The update eventually returns and tries to do the winfo width and winfo height to begin its geometry calculation. But the window no longer exists -- step 3 destroyed it -- and so the geometry calculation throws an error.

Mind you, this is an easy example. Imagine trying to track down the problem if you have custom C code making callbacks with Tcl_Eval and its friends. One of the callback scripts does an update, and the event handler winds up deleting or making radical modifications to data structures being maintained in the C code. On return from the update, you get a pointer smash with absolutely nothing to go on.

Yes, you can avoid these problems. You can play games with the event loop (unbinding events that could cause trouble). You can re-check the world after an update. You can twiddle bits in the event mask. You can do smart things with Tcl_Preserve. You can have your file-events trigger idle callbacks so that you know that all data have been collected from the socket before the callbacks fire. (And then you get the shaft from an unexpected update idletasks!) I have better things to do with my time!

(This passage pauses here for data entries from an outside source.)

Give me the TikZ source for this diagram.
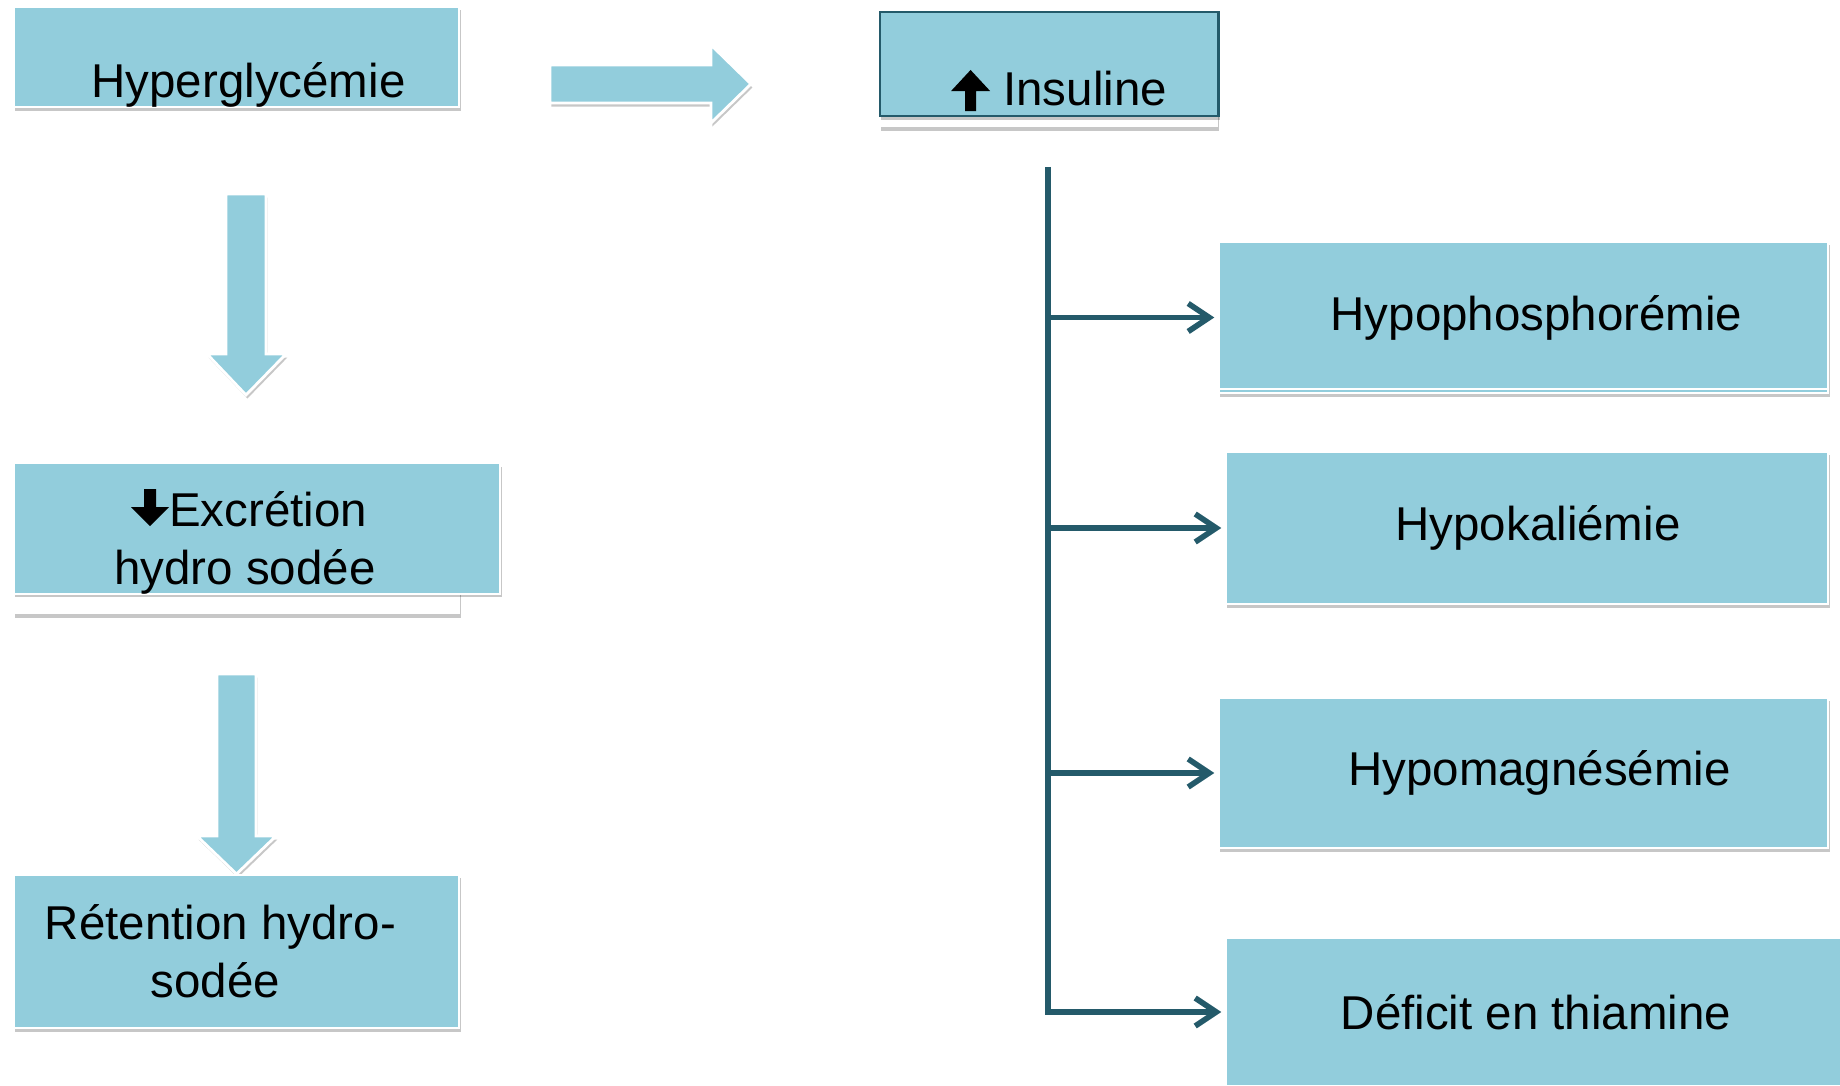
\documentclass[tikz,border=0pt]{standalone}
\usepackage{fontspec}
\setmainfont{Liberation Sans}
\usetikzlibrary{arrows.meta,shadows}
\definecolor{boxblue}{HTML}{92CDDC}
\definecolor{darkteal}{HTML}{245A6A}
\newcommand{\flechehaut}{\tikz[baseline=0.06cm,x=1cm,y=1cm]\fill (-0.055,0)--(-0.055,0.2)--(-0.195,0.2)--(0,0.41)--(0.195,0.2)--(0.055,0.2)--(0.055,0)--cycle;}
\newcommand{\flechebas}{\tikz[baseline=0cm,x=1cm,y=1cm]\fill (-0.06,0.37)--(-0.06,0.19)--(-0.19,0.19)--(0,0)--(0.19,0.19)--(0.06,0.19)--(0.06,0.37)--cycle;}
\begin{document}
\begin{tikzpicture}[x=0.01cm,y=-0.01cm,
    shade/.style={drop shadow={shadow xshift=0.4pt,shadow yshift=-1pt,opacity=0.22,fill=black}},
    box/.style={fill=boxblue,draw=white,line width=0.6pt,inner sep=0pt,align=center,
      font=\fontsize{13.5pt}{16.5pt}\selectfont,shade},
    bigarrow/.style={fill=boxblue,draw=white,line width=0.8pt,shade},
    conn/.style={darkteal,line width=1.6pt},
    tip/.style={-{Straight Barb[length=2.1mm,width=2.8mm]}}]
  \useasboundingbox (0,0) rectangle (1840,1086);

  % left column
  \node[box,minimum width=4.45cm,minimum height=1cm,text height=0.9cm,text depth=0.1cm] (hyper) at (236.5,57) {\hspace*{0.24cm}Hyperglycémie};
  \draw[bigarrow] (226,194) -- (266,194) -- (266,354) -- (286,354) -- (246,395) -- (207,354) -- (226,354) -- cycle;
  \fill[white,shade] (14,464) rectangle (460,614);
  \node[box,minimum width=4.86cm,minimum height=1.29cm] (excretion) at (257,528.5)
    {\rule{0pt}{0.63cm}\flechebas Excrétion\hspace*{0.16cm}\\hydro sodée\hspace*{0.24cm}};
  \draw[bigarrow] (217,674) -- (256,674) -- (256,836) -- (276,836) -- (236.5,874) -- (197,836) -- (217,836) -- cycle;
  \node[box,minimum width=4.45cm,minimum height=1.53cm] (retention) at (236.5,951.5)
    {Rétention hydro-\hspace*{0.32cm}\\sodée\hspace*{0.42cm}};

  % insuline
  \draw[bigarrow] (550,65) -- (711,65) -- (711,45) -- (751,84) -- (711,123) -- (711,103) -- (550,103) -- cycle;
  \fill[white,shade] (880,12) rectangle (1218,127);
  \node[box,draw=darkteal,line width=0.8pt,drop shadow={opacity=0},minimum width=3.38cm,minimum height=1.04cm,
    text height=0.92cm,text depth=0.1cm] (insuline) at (1049,64) {\hspace*{0.2cm}\flechehaut\ Insuline};

  % right column
  \node[box,minimum width=6.09cm,minimum height=1.51cm] (hypophos) at (1523.5,317.5) {\hspace*{0.26cm}Hypophosphorémie};
  \draw[white,line width=0.6pt] (hypophos.south west) ++(0,-5) -- ++(609,0);
  \node[box,minimum width=6.02cm,minimum height=1.52cm] (hypokal) at (1527,528) {\hspace*{0.22cm}Hypokaliémie};
  \node[box,minimum width=6.09cm,minimum height=1.5cm] (hypomag) at (1523.5,773) {\hspace*{0.32cm}Hypomagnésémie};
  \node[box,minimum width=6.2cm,minimum height=1.48cm] (deficit) at (1536,1012) {Déficit en thiamine};

  \coordinate (tronc) at (1048,167);
  \draw[conn,tip] (tronc) -- (tronc |- deficit.west) -- ([xshift=-1pt]deficit.west);
  \draw[conn,tip] (tronc |- hypophos.west) -- ([xshift=-1pt]hypophos.west);
  \draw[conn,tip] (tronc |- hypokal.west) -- ([xshift=-1pt]hypokal.west);
  \draw[conn,tip] (tronc |- hypomag.west) -- ([xshift=-1pt]hypomag.west);
\end{tikzpicture}
\end{document}
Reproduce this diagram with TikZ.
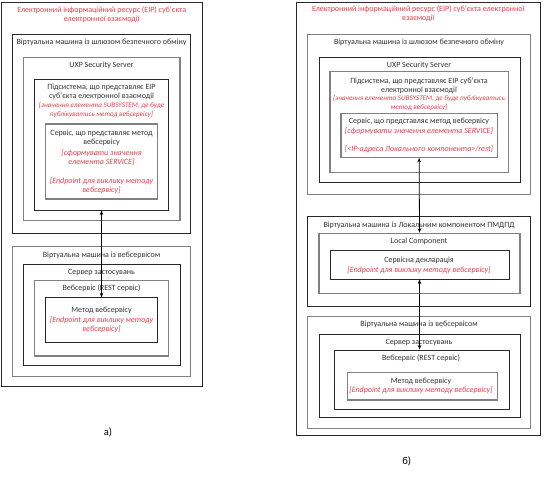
\documentclass[tikz,border=0pt]{standalone}
\usepackage{fontspec}
\setmainfont{Carlito}
\usetikzlibrary{fit,arrows.meta}
\definecolor{redtxt}{RGB}{232,62,76}
\definecolor{gline}{RGB}{128,128,128}
\definecolor{dline}{RGB}{40,40,40}
\tikzset{
  box/.style={draw=dline, line width=0.9pt, inner sep=0pt, fill=none},
  gbox/.style={draw=gline, line width=1.1pt, inner sep=0pt, fill=none},
  txt/.style={text=black!80, font=\fontsize{8}{9}\selectfont, align=center, inner sep=0pt},
  rtxt/.style={text=redtxt, font=\fontsize{8}{9}\selectfont\itshape, align=center, inner sep=0pt},
  srtxt/.style={text=redtxt, font=\fontsize{7.1}{9}\selectfont\itshape, align=center, inner sep=0pt},
  ttl/.style={text=redtxt, font=\fontsize{8}{9}\selectfont, align=center, inner sep=0pt},
  figlabel/.style={text=black, font=\fontsize{10.5}{12}\selectfont, inner sep=0pt},
  link/.style={draw=black, line width=0.8pt, {Stealth[length=4.5pt,width=3.5pt]}-{Stealth[length=4.5pt,width=3.5pt]}}
}
\begin{document}
\begin{tikzpicture}[x=1pt,y=-1pt]
\useasboundingbox[fill=white] (0,0) rectangle (545,476);
% ---------- panel a ----------
\node[box, fit={(1.5,2) (202,386)}] (frA) {};
\node[box, fit={(12.3,34) (190.7,233)}] (vm1A) {};
\node[gbox, fit={(23.3,57.3) (180,220.7)}] (uxpA) {};
\node[box, fit={(34.3,79.3) (168.7,210)}] (subA) {};
\node[gbox, fit={(45.7,124) (157.3,199)}] (srvA) {};
\node[gbox, fit={(12.3,246.7) (190.7,376.7)}] (vm2A) {};
\node[box, fit={(23.3,264) (180,365)}] (appA) {};
\node[gbox, fit={(34.7,280.7) (168.7,356)}] (wsA) {};
\node[box, fit={(45.7,297.7) (157.3,342.7)}] (methA) {};

\node[ttl] (tA1) at (101.7,14.5) {Електронний інформаційний ресурс (ЕІР) суб’єкта\\електронної взаємодії};
\node[txt] (tA2) at (101.5,42.7) {Віртуальна машина із шлюзом безпечного обміну};
\node[txt] (tA3) at (101.5,65.7) {UXP Security Server};
\node[txt] (tA4) at (101.5,92.3) {Підсистема, що представляє ЕІР\\суб’єкта електронної взаємодії};
\node[srtxt] (tA5) at (101.5,110.5) {[значення елемента SUBSYSTEM, де буде\\публікуватись метод вебсервісу]};
\node[txt] (tA6) at (101.5,138.3) {Сервіс, що представляє метод\\вебсервісу};
\node[rtxt] (tA7) at (101.5,157.2) {[сформувати значення\\елемента SERVICE]};
\node[rtxt] (tA8) at (101.5,185.8) {[Endpoint для виклику методу\\вебсервісу]};
\node[txt] (tA9) at (101.5,255) {Віртуальна машина із вебсервісом};
\node[txt] (tA10) at (101.5,272.7) {Сервер застосувань};
\node[txt] (tA11) at (101.5,288.7) {Вебсервіс (REST сервіс)};
\node[txt] (tA12) at (101.5,310.7) {Метод вебсервісу};
\node[rtxt] (tA13) at (101.5,325) {[Endpoint для виклику методу\\вебсервісу]};
\node[figlabel] (capA) at (108,432) {а)};

\draw[link] (subA.south) -- (methA.north);

% ---------- panel b ----------
\node[box, fit={(296,2) (540.7,435)}] (frB) {};
\node[gbox, fit={(307.3,34.3) (530.7,194.3)}] (vm1B) {};
\node[box, fit={(319,57.3) (520,182.3)}] (uxpB) {};
\node[gbox, fit={(330,71.7) (508.3,172.3)}] (subB) {};
\node[gbox, fit={(341,113.3) (497.3,157.3)}] (srvB) {};
\node[box, fit={(307.3,216) (530.7,306)}] (vmlB) {};
\node[gbox, fit={(319,233.3) (520,293.3)}] (lcB) {};
\node[box, fit={(330,250) (509,279)}] (declB) {};
\node[gbox, fit={(307.3,316.7) (530.7,428.3)}] (vm2B) {};
\node[box, fit={(319,334) (520,417.3)}] (appB) {};
\node[box, fit={(334.3,350) (509,409.3)}] (wsB) {};
\node[gbox, fit={(347.7,372.3) (497.7,400)}] (methB) {};

\node[ttl] (tB1) at (418.3,13.8) {Електронний інформаційний ресурс (ЕІР) суб’єкта електронної\\взаємодії};
\node[txt] (tB2) at (419,42.7) {Віртуальна машина із шлюзом безпечного обміну};
\node[txt] (tB3) at (419,65.7) {UXP Security Server};
\node[txt] (tB4) at (419,85.5) {Підсистема, що представляє ЕІР суб’єкта\\електронної взаємодії};
\node[srtxt] (tB5) at (419,103.3) {[значення елемента SUBSYSTEM, де буде публікуватись\\метод вебсервісу]};
\node[txt] (tB6) at (419,121.7) {Сервіс, що представляє метод вебсервісу};
\node[rtxt] (tB7) at (419,131.7) {[сформувати значення елемента SERVICE]};
\node[rtxt] (tB8) at (419,149.3) {[<IP-адреса Локального компонента>/rest]};
\node[txt] (tB9) at (419,225) {Віртуальна машина із Локальним компонентом ПМДПД};
\node[txt] (tB10) at (419,241.7) {Local Component};
\node[txt] (tB11) at (419,260.7) {Сервісна декларація};
\node[rtxt] (tB12) at (419,270) {[Endpoint для виклику методу вебсервісу]};
\node[txt] (tB13) at (419,324.3) {Віртуальна машина із вебсервісом};
\node[txt] (tB14) at (419,342.7) {Сервер застосувань};
\node[txt] (tB15) at (421,358.7) {Вебсервіс (REST сервіс)};
\node[txt] (tB16) at (421,381) {Метод вебсервісу};
\node[rtxt] (tB17) at (421,390.7) {[Endpoint для виклику методу вебсервісу]};
\node[figlabel] (capB) at (406.7,461.7) {б)};

\draw[link] (srvB.south) -- (lcB.north);
\draw[link] (declB.south) -- (declB.south |- wsB.north);
\end{tikzpicture}
\end{document}
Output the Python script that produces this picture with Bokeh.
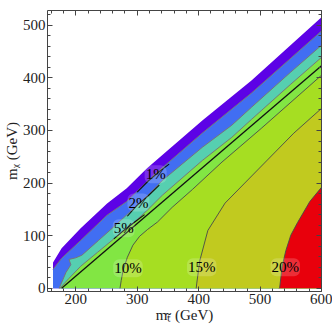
from bokeh.plotting import figure
from bokeh.models import Range1d, LinearAxis, SingleIntervalTicker, ColumnDataSource
from bokeh.embed import file_html
from bokeh.resources import INLINE
from bokeh.core.properties import value

# ---------------- data ----------------
# upper edge of the allowed region (m_stop, m_chi)
edge_x = [163, 163, 177, 208, 251, 283, 316, 406, 486, 600]
edge_y = [0, 49, 76, 114, 161, 190, 228, 319, 395, 515]

# contour boundaries (efficiency %), from the left/bottom edge to the right edge
c1_x = [163, 177, 208, 251, 283, 325, 406, 486, 600]
c1_y = [36, 57, 91, 139, 165, 213, 295, 371, 489]
c2_x = [173, 184, 192, 189, 200, 210, 237, 263, 288, 316, 341, 406, 454, 486, 550, 600]
c2_y = [0, 30, 45, 55, 58, 63, 91, 118, 145, 175, 205, 268, 310, 344, 411, 462]
c5_x = [174, 189, 208, 235, 263, 280, 288, 316, 341, 406, 454, 486, 550, 600]
c5_y = [0, 19, 42, 68, 95, 112, 118, 148, 177, 243, 287, 321, 388, 439]
c10_x = [272, 274, 277, 284, 293, 304, 317, 333, 357, 390, 438, 502, 600]
c10_y = [0, 15, 34, 59, 82, 99, 112, 126, 154, 188, 240, 304, 405]
c15_x = [396, 397, 402, 415, 443, 475, 507, 555, 600]
c15_y = [0, 10, 53, 110, 162, 200, 238, 295, 342]
c20_x = [531, 532, 536, 542, 550, 561, 581, 600]
c20_y = [0, 2, 42, 72, 101, 125, 165, 192]

# labelled (black) pieces of the 1%, 2%, 5% contours near their labels
k1_x = [300, 318, 336, 352]
k1_y = [183, 204, 222, 236]
k2_x = [284, 300, 318, 336]
k2_y = [137, 158, 176, 196]
k5_x = [262, 278, 296, 312]
k5_y = [94, 110, 126, 140]

# kinematic line m_stop = m_top + m_chi
kin_x = [177, 600]
kin_y = [0, 423]

band_colors = ["#5c02e6", "#416ef2", "#56cfb0", "#82e643", "#a6de22", "#c1ca1f", "#e8000c"]

label_text = ["1%", "2%", "5%", "10%", "15%", "20%"]
label_x = [330, 302, 278, 285, 405, 541]
label_y = [217, 163, 114, 38, 40, 40]

x_title = "m\u209c\u0303 (GeV)"
y_title = "m\u1d6a (GeV)"

FONT = "Liberation Serif"

# ---------------- figure ----------------
p = figure(width=332, height=326, x_range=Range1d(154, 600), y_range=Range1d(-6, 528),
           output_backend="svg", toolbar_location=None,
           x_axis_location=None, y_axis_location=None,
           min_border_left=43, min_border_right=11, min_border_top=10, min_border_bottom=35)
p.grid.visible = False
p.outline_line_color = None
p.background_fill_color = "white"
p.border_fill_color = "white"

def region(xs, ys):
    # area below/right of a boundary curve, closed through the bottom-right corner
    return list(xs) + [600, xs[0]], list(ys) + [0, 0]

curves = [(edge_x, edge_y), (c1_x, c1_y), (c2_x, c2_y), (c5_x, c5_y),
          (c10_x, c10_y), (c15_x, c15_y), (c20_x, c20_y)]
for (cx, cy), col in zip(curves, band_colors):
    rx, ry = region(cx, cy)
    p.patch(rx, ry, fill_color=col, line_color=None)

for cx, cy in curves[1:4]:
    p.line(cx, cy, line_color="#777777", line_width=1)
for cx, cy in curves[4:]:
    p.line(cx, cy, line_color="#4a4a4a", line_width=0.9)
for kx, ky in [(k1_x, k1_y), (k2_x, k2_y), (k5_x, k5_y)]:
    p.line(kx, ky, line_color="#111111", line_width=1.1)
p.line(kin_x, kin_y, line_color="#111111", line_width=1.3)

src_lab = ColumnDataSource(dict(x=label_x, y=label_y, t=label_text))
p.text(x="x", y="y", text="t", source=src_lab, text_font=value(FONT), text_font_size="15px",
       text_align="center", text_baseline="middle", text_color="black",
       background_fill_color="white", background_fill_alpha=0.18, padding=1, border_radius=6)

# ---------------- frame axes ----------------
def mk_axis(labels, title=None):
    ax = LinearAxis(ticker=SingleIntervalTicker(interval=100, num_minor_ticks=5))
    ax.major_tick_in = 5
    ax.major_tick_out = 0
    ax.minor_tick_in = 3
    ax.minor_tick_out = 0
    ax.axis_line_color = "#444444"
    ax.major_tick_line_color = "#444444"
    ax.minor_tick_line_color = "#444444"
    ax.major_label_text_font = FONT
    if labels:
        ax.major_label_text_font_size = "15px"
        ax.major_label_text_color = "#222222"
        ax.major_label_standoff = 2
    else:
        ax.major_label_text_font_size = "0px"
        ax.major_label_text_alpha = 0
        ax.major_label_standoff = 0
    if title:
        ax.axis_label = title
        ax.axis_label_text_font = FONT
        ax.axis_label_text_font_size = "15px"
        ax.axis_label_text_font_style = "normal"
        ax.axis_label_text_color = "#222222"
        ax.axis_label_standoff = 0
    return ax

p.add_layout(mk_axis(True, x_title), "below")
p.add_layout(mk_axis(True, y_title), "left")
p.add_layout(mk_axis(False), "above")
p.add_layout(mk_axis(False), "right")

open("out.html", "w").write(file_html(p, INLINE))
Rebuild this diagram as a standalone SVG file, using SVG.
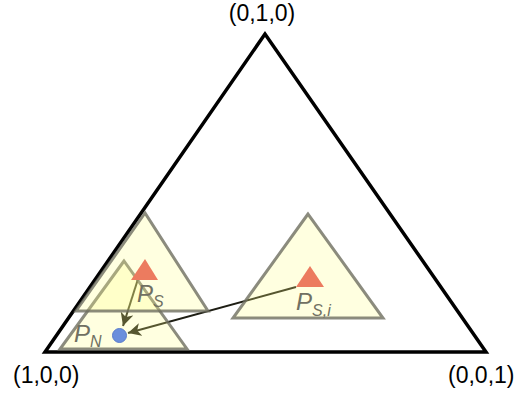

It's usually much cleaner and easier to debug if you structure the code with chains of event bindings. For instance, you can use a <Configure> binding to trigger positioning a window (as in Centering a window). If you do, there's no update confusing things; the process simply returns to the event loop. If a subsequent event deletes the window before it is configured, no problem, the binding goes away and the <Configure> handler never fires. You can think of the window as a state machine, and each event as a state transition.

The use of update to Keep a GUI alive during a long calculation can also be avoided (a simpler development of the principle appears in Countdown program). Moreover, except for the very simplest applications, the resulting code is cleaner and easier to integrate and maintain (although slightly more verbose).

I'd go as far as to say that I've never seen code where update, a single-argument after, vwait or tkwait is really needed, except for a vwait that initially launches the event loop. And I've seen lots of timing issues like the one I described above. Personally, were it not for the code it would break [AMG adds: the code is broken to begin with], I wouldn't cry if update were removed from the language altogether.

NEM 2010-07-28: I would add some notes to this. Firstly, it is not always obvious that you are calling one of these difficult commands. For example, tk_messageBox calls vwait as part of its workings. I have been caught by this before, in a similar manner to KBK (popping up dialog boxes in response to socket messages), and it can be hellish to debug. Secondly, be aware that coroutines can also lead to these kinds of problems if not controlled: a yield to the event loop is equivalent to a non-nesting vwait. Concurrency is a cruel mistress.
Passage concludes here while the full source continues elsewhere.